To accomplish this, he had to convince British couples to be foster parents, get government officials at both ends to extend visas to the children, and pay for the rail tickets, too. It was an enormous undertaking, which Winton did not do entirely on his own. As he said, it took an army of ordinary people, but he led the cause with his slogan: “Save One Life, Save The World.”

The movie contains heartbreaking scenes of Czech families waving goodbye to their children as they depart on trains to England, not knowing if they will ever see each other again. Very few did, because so many were slaughtered in Nazi concentration camps, leaving the children fortunate enough to be saved by the kindertransport as the only members of their families who survived.

“One Life” is based on a biography of Winton by his daughter, Barbara, who was one of the producers and co-writers of the film. It has a marvelous supporting cast, including Johnny Flynn as the younger Winton and Helena Bonham Carter as his mother, who was instrumental in his cause. Later, Lena Olin plays Winton’s wife and Jonathan Pryce plays an old friend who worked with him to save refugees.

As for Hopkins, he’s fascinating to watch even when he’s merely sitting in a chair thinking and adjusting his glasses. It’s not a showy performance at all, which fits Winton’s personality perfectly. After World War II, he never talked about what he’d done until the British TV show, “That’s Life,” told his story fifty years later, in 1988. As other media outlets picked up the details, he became known as the British Oskar Schindler.

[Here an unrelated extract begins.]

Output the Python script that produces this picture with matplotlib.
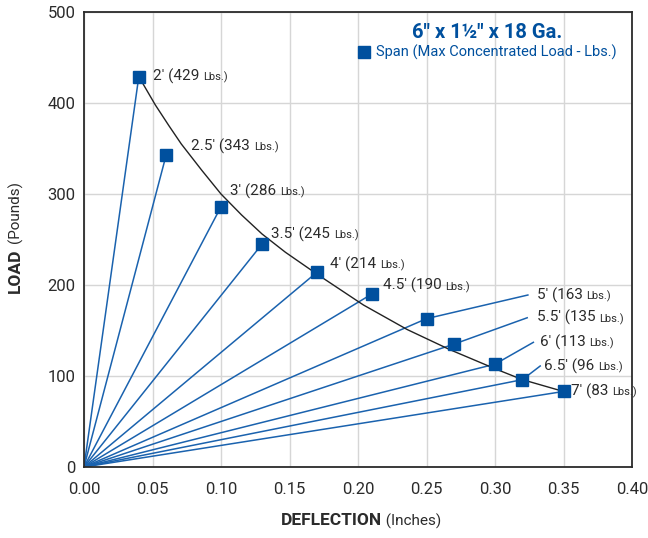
import matplotlib
matplotlib.use("Agg")
import matplotlib.pyplot as plt
from matplotlib.offsetbox import TextArea, HPacker, AnnotationBbox, DrawingArea
from matplotlib.patches import Rectangle

plt.rcParams['font.family'] = ['Roboto', 'DejaVu Sans']

# spans with their max concentrated load
span_names = ["2'", "2.5'", "3'", "3.5'", "4'", "4.5'", "5'", "5.5'", "6'", "6.5'", "7'"]
max_load = [429, 343, 286, 245, 214, 190, 163, 135, 113, 96, 83]
deflection = [0.04, 0.06, 0.10, 0.13, 0.17, 0.21, 0.25, 0.27, 0.30, 0.32, 0.35]

# leader line ends for the long spans (5' .. 6.5')
leader_x = [0.324, 0.3235, 0.328, 0.333]
leader_y = [189, 164, 137, 111]

# black trend curve
curve_x = [0.040, 0.052, 0.062, 0.071, 0.086, 0.100, 0.115, 0.130, 0.147, 0.170,
           0.204, 0.236, 0.267, 0.300, 0.320, 0.350]
curve_y = [429, 398, 375, 355, 326, 300, 277, 256, 236, 212, 178, 151, 129, 108, 96, 83]

x_ticks = [0.00, 0.05, 0.10, 0.15, 0.20, 0.25, 0.30, 0.35, 0.40]
y_ticks = [0, 100, 200, 300, 400, 500]

MARK = '#00509e'
LINE = '#1a62ae'
TXT = '#2b2b2b'

fig = plt.figure(figsize=(6.48, 5.38), dpi=100)
ax = fig.add_axes([84 / 648, 71 / 538, 548 / 648, 455 / 538])

ax.set_xlim(0, 0.40)
ax.set_ylim(0, 500)
ax.set_xticks(x_ticks)
ax.set_yticks(y_ticks)
ax.set_xticklabels([f"{v:.2f}" for v in x_ticks])
ax.set_yticklabels([str(v) for v in y_ticks])
ax.tick_params(length=0, labelsize=12, labelcolor=TXT)
ax.tick_params(axis='x', pad=11)
ax.tick_params(axis='y', pad=6)
ax.grid(True, color='#d6d6d6', lw=1)
ax.set_axisbelow(True)
for s in ax.spines.values():
    s.set_color('#2b2b2b')
    s.set_linewidth(1.3)

# lines from origin to each point, plus leaders for long spans
n_lead = len(leader_x)
first_lead = len(span_names) - 1 - n_lead
for i in range(len(span_names)):
    xs = [0, deflection[i]]
    ys = [0, max_load[i]]
    j = i - first_lead
    if 0 <= j < n_lead:
        xs.append(leader_x[j])
        ys.append(leader_y[j])
    ax.plot(xs, ys, color=LINE, lw=1.1, zorder=2)

ax.plot(curve_x, curve_y, color='#222222', lw=1.0, zorder=3)
ax.plot(deflection, max_load, 's', color=MARK, ms=8, zorder=4, clip_on=False)

# label offsets (points) from marker / leader end
offsets = [(10, 0), (18, 6), (6.5, 11), (6.5, 7), (9.5, 6), (8, 6),
           (6.5, 0), (7, 0), (4.5, 0), (3, 0), (5.5, 0)]


def span_label(name, load):
    a = TextArea(f"{name} ({load} ", textprops=dict(size=11, color=TXT))
    b = TextArea("Lbs.)", textprops=dict(size=8, color=TXT))
    return HPacker(children=[a, b], align="baseline", pad=0, sep=0)


for i, name in enumerate(span_names):
    j = i - first_lead
    if 0 <= j < n_lead:
        xy = (leader_x[j], leader_y[j])
    else:
        xy = (deflection[i], max_load[i])
    ab = AnnotationBbox(span_label(name, max_load[i]), xy, xybox=offsets[i],
                        boxcoords="offset points", box_alignment=(0, 0.5),
                        frameon=False, pad=0, annotation_clip=False)
    ax.add_artist(ab)

# title and legend block
fig.text(487 / 648, 1 - 32 / 538, '6" x 1\u00bd" x 18 Ga.', ha='center', va='center',
         fontsize=14.5, fontweight='bold', color=MARK)
da = DrawingArea(11, 9, 0, 0)
da.add_artist(Rectangle((0.5, 0), 8.5, 8.5, color=MARK))
leg = HPacker(children=[da, TextArea("Span (Max Concentrated Load - Lbs.)",
                                     textprops=dict(size=10.5, color=MARK))],
              align="center", pad=0, sep=2)
fig.add_artist(AnnotationBbox(leg, (487 / 648, 1 - 52 / 538), xycoords='figure fraction',
                              box_alignment=(0.5, 0.5), frameon=False, pad=0))

# axis labels with bold / normal parts
xl = HPacker(children=[TextArea("DEFLECTION", textprops=dict(size=12.5, weight='bold', color=TXT)),
                       TextArea(" (Inches)", textprops=dict(size=11, color=TXT))],
             align="baseline", pad=0, sep=0)
fig.add_artist(AnnotationBbox(xl, (361 / 648, 1 - 521 / 538), xycoords='figure fraction',
                              box_alignment=(0.5, 0.5), frameon=False, pad=0))

fig.text(15 / 648, 1 - 271 / 538, "LOAD", rotation=90, ha='center', va='center',
         fontsize=12.5, fontweight='bold', color=TXT)
fig.text(15 / 648, 1 - 212 / 538, "(Pounds)", rotation=90, ha='center', va='center',
         fontsize=11, color=TXT)

fig.savefig("out.png", dpi=100)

A clip of that profoundly moving episode has been on YouTube for several years, and is recreated perfectly in the film. The first time I watched it, I hoped some filmmaker would bring it to the screen. Now, thirty-five years later and over eighty years since the original chain of events played out, director James Hawes and co-writers Lucinda Coxon and Nick Drake have done a fine job of revealing Winton’s brave perseverance to the world.

I was deeply affected enough by “One Life” to recommend it with a rating of 8 out of 10. Opens today in theaters.